Brief: Exactly the lines from the one with "Emit a LaTeX" through the one with "(647,259) -- (963,259);", inclusive, are to be repeated, and the pictures are not.

Begin Material for this exercise

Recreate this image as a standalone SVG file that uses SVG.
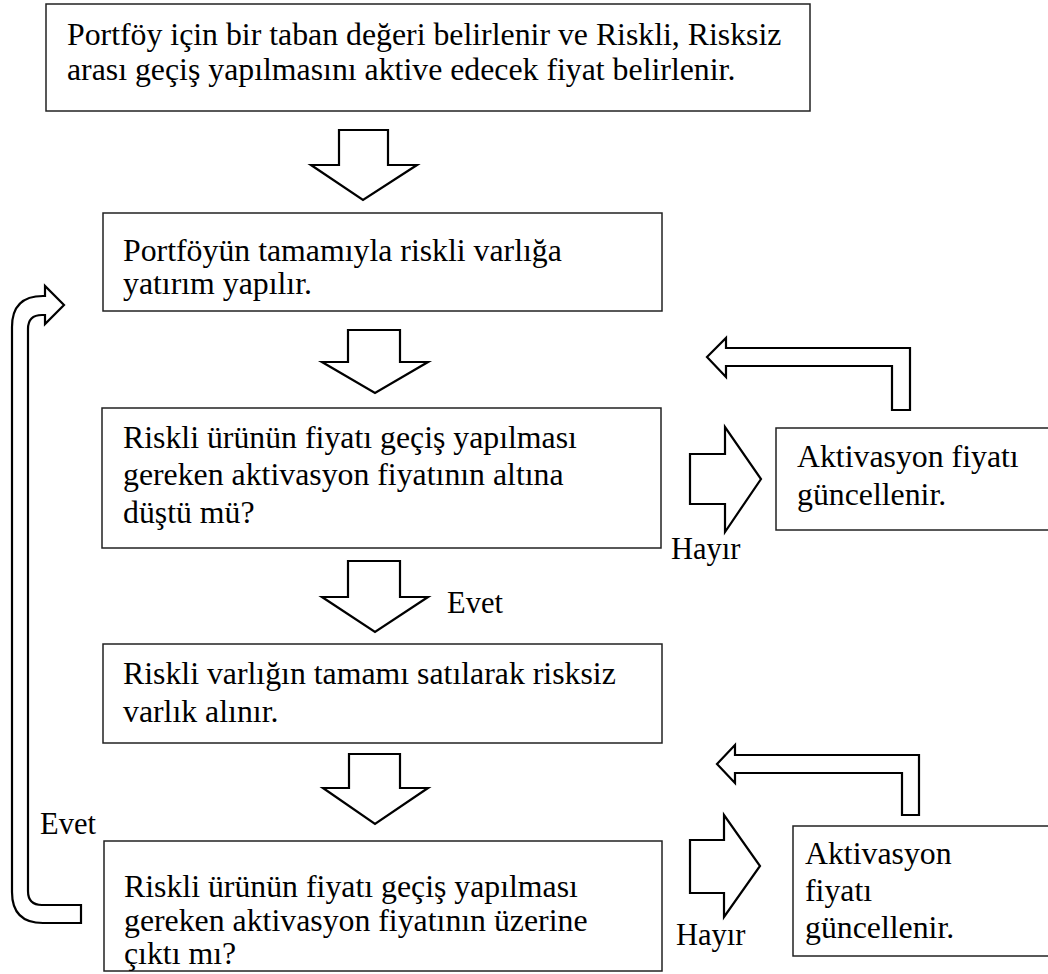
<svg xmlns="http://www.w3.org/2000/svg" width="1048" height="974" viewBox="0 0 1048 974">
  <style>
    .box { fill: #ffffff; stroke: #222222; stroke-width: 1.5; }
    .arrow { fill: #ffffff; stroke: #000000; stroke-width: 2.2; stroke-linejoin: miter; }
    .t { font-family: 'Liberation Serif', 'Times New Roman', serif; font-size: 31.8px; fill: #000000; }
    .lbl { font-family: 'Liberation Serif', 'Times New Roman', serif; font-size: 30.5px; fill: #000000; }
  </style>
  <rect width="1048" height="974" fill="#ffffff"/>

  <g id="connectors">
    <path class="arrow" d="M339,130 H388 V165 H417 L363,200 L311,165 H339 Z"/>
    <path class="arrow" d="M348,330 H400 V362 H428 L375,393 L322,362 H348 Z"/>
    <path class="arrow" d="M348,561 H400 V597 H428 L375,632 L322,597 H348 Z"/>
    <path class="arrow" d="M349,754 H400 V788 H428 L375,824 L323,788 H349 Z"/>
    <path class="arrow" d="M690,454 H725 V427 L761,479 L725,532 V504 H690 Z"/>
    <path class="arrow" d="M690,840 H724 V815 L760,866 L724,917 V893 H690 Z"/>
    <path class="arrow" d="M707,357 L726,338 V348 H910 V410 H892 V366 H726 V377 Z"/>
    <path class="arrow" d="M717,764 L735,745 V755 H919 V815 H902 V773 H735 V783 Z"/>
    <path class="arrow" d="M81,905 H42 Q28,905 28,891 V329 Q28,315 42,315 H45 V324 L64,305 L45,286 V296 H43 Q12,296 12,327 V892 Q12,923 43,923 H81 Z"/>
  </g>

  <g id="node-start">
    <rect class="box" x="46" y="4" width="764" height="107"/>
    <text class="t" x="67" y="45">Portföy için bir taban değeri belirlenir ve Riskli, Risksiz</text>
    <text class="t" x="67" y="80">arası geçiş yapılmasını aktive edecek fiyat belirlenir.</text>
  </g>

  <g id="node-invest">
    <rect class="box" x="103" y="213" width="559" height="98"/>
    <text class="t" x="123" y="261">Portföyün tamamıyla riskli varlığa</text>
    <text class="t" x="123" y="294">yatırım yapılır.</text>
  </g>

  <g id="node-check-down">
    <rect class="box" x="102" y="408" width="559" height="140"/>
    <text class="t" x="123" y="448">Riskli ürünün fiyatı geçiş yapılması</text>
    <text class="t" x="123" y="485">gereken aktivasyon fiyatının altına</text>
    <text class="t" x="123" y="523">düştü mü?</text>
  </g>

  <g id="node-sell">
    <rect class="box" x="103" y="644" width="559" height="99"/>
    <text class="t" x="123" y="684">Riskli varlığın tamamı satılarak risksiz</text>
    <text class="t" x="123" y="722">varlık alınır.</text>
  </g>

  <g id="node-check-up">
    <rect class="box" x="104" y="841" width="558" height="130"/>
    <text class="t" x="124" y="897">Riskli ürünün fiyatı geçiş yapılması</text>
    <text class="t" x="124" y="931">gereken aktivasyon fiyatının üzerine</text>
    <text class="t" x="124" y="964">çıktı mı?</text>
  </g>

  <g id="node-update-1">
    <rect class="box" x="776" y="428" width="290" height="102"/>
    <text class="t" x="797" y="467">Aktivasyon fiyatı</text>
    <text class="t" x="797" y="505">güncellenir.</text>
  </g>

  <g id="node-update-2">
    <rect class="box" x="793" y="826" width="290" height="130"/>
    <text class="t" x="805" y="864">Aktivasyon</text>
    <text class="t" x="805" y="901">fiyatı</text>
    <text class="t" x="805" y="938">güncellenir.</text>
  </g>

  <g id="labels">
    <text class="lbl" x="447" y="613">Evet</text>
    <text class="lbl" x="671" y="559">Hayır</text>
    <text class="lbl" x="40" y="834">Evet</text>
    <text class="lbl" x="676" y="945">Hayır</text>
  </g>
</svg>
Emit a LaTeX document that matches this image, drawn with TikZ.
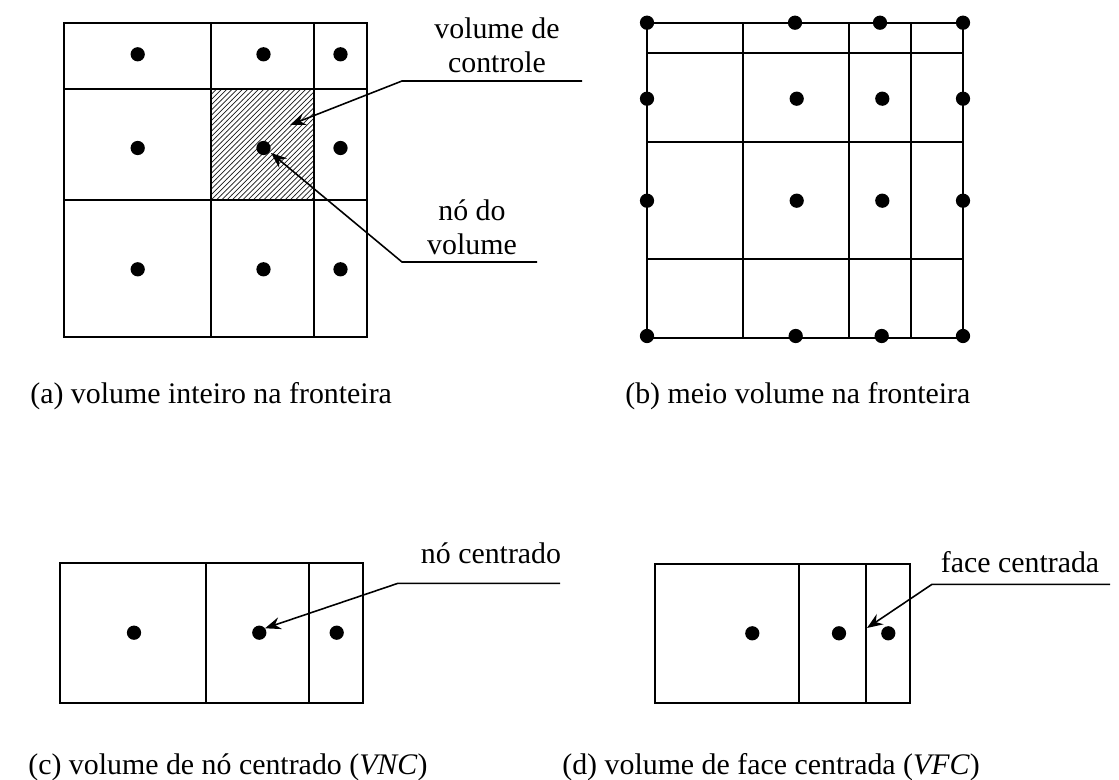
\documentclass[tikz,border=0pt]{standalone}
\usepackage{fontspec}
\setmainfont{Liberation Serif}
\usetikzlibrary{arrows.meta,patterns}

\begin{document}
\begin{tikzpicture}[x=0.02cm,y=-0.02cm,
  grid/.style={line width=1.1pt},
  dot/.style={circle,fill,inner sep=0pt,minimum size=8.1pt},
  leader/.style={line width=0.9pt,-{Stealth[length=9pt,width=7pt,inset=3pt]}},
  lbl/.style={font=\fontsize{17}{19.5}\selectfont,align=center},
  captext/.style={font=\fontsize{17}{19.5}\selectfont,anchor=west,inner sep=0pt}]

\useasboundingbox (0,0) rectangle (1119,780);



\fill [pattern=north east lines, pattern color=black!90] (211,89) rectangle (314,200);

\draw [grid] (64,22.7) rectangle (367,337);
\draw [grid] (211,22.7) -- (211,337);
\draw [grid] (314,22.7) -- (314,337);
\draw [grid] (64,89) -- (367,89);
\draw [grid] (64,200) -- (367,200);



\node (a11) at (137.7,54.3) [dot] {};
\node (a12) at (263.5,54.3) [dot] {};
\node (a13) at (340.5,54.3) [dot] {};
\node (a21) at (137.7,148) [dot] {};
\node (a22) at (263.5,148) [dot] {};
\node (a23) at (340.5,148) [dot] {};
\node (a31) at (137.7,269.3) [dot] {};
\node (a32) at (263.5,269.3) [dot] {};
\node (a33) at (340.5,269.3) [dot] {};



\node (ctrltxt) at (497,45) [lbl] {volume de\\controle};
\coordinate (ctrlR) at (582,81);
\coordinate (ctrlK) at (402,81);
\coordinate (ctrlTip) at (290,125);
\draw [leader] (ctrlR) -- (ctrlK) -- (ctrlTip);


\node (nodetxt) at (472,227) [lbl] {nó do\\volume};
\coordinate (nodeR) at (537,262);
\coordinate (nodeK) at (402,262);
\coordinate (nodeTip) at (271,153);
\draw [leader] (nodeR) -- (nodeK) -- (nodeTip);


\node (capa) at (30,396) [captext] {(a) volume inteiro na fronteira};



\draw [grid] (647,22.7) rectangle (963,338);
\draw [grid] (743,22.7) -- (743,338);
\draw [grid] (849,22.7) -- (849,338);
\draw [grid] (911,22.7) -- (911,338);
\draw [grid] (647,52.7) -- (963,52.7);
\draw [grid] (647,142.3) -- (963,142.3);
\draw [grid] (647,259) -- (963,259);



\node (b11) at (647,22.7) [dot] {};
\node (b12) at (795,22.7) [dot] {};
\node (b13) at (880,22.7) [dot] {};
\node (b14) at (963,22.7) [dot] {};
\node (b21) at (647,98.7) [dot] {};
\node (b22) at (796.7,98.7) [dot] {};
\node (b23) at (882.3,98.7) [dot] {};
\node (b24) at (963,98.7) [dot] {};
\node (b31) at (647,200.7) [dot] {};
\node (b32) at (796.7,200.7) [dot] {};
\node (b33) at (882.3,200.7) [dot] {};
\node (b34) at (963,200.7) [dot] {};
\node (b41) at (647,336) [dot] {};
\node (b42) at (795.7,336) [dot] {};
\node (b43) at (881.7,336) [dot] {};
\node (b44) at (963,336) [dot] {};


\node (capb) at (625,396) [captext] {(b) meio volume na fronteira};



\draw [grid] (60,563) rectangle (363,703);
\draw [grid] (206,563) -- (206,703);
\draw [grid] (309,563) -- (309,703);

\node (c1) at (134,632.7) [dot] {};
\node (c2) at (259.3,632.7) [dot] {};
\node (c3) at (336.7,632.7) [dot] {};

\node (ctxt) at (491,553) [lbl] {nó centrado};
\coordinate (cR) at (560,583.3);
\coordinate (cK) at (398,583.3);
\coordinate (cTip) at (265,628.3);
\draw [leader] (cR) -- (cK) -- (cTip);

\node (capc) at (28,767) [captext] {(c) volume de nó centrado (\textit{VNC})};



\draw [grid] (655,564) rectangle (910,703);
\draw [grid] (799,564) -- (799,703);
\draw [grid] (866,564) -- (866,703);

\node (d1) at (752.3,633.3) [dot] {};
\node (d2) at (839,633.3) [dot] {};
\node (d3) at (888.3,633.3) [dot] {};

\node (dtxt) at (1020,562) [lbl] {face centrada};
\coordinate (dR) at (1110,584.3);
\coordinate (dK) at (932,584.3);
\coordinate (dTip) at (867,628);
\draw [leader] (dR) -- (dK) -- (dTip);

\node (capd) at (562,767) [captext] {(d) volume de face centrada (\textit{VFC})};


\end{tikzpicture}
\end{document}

End Material for this exercise

Solved exercise:
Emit a LaTeX document that matches this image, drawn with TikZ.
\documentclass[tikz,border=0pt]{standalone}
\usepackage{fontspec}
\setmainfont{Liberation Serif}
\usetikzlibrary{arrows.meta,patterns}

\begin{document}
\begin{tikzpicture}[x=0.02cm,y=-0.02cm,
  grid/.style={line width=1.1pt},
  dot/.style={circle,fill,inner sep=0pt,minimum size=8.1pt},
  leader/.style={line width=0.9pt,-{Stealth[length=9pt,width=7pt,inset=3pt]}},
  lbl/.style={font=\fontsize{17}{19.5}\selectfont,align=center},
  captext/.style={font=\fontsize{17}{19.5}\selectfont,anchor=west,inner sep=0pt}]

\useasboundingbox (0,0) rectangle (1119,780);



\fill [pattern=north east lines, pattern color=black!90] (211,89) rectangle (314,200);

\draw [grid] (64,22.7) rectangle (367,337);
\draw [grid] (211,22.7) -- (211,337);
\draw [grid] (314,22.7) -- (314,337);
\draw [grid] (64,89) -- (367,89);
\draw [grid] (64,200) -- (367,200);



\node (a11) at (137.7,54.3) [dot] {};
\node (a12) at (263.5,54.3) [dot] {};
\node (a13) at (340.5,54.3) [dot] {};
\node (a21) at (137.7,148) [dot] {};
\node (a22) at (263.5,148) [dot] {};
\node (a23) at (340.5,148) [dot] {};
\node (a31) at (137.7,269.3) [dot] {};
\node (a32) at (263.5,269.3) [dot] {};
\node (a33) at (340.5,269.3) [dot] {};



\node (ctrltxt) at (497,45) [lbl] {volume de\\controle};
\coordinate (ctrlR) at (582,81);
\coordinate (ctrlK) at (402,81);
\coordinate (ctrlTip) at (290,125);
\draw [leader] (ctrlR) -- (ctrlK) -- (ctrlTip);


\node (nodetxt) at (472,227) [lbl] {nó do\\volume};
\coordinate (nodeR) at (537,262);
\coordinate (nodeK) at (402,262);
\coordinate (nodeTip) at (271,153);
\draw [leader] (nodeR) -- (nodeK) -- (nodeTip);


\node (capa) at (30,396) [captext] {(a) volume inteiro na fronteira};



\draw [grid] (647,22.7) rectangle (963,338);
\draw [grid] (743,22.7) -- (743,338);
\draw [grid] (849,22.7) -- (849,338);
\draw [grid] (911,22.7) -- (911,338);
\draw [grid] (647,52.7) -- (963,52.7);
\draw [grid] (647,142.3) -- (963,142.3);
\draw [grid] (647,259) -- (963,259);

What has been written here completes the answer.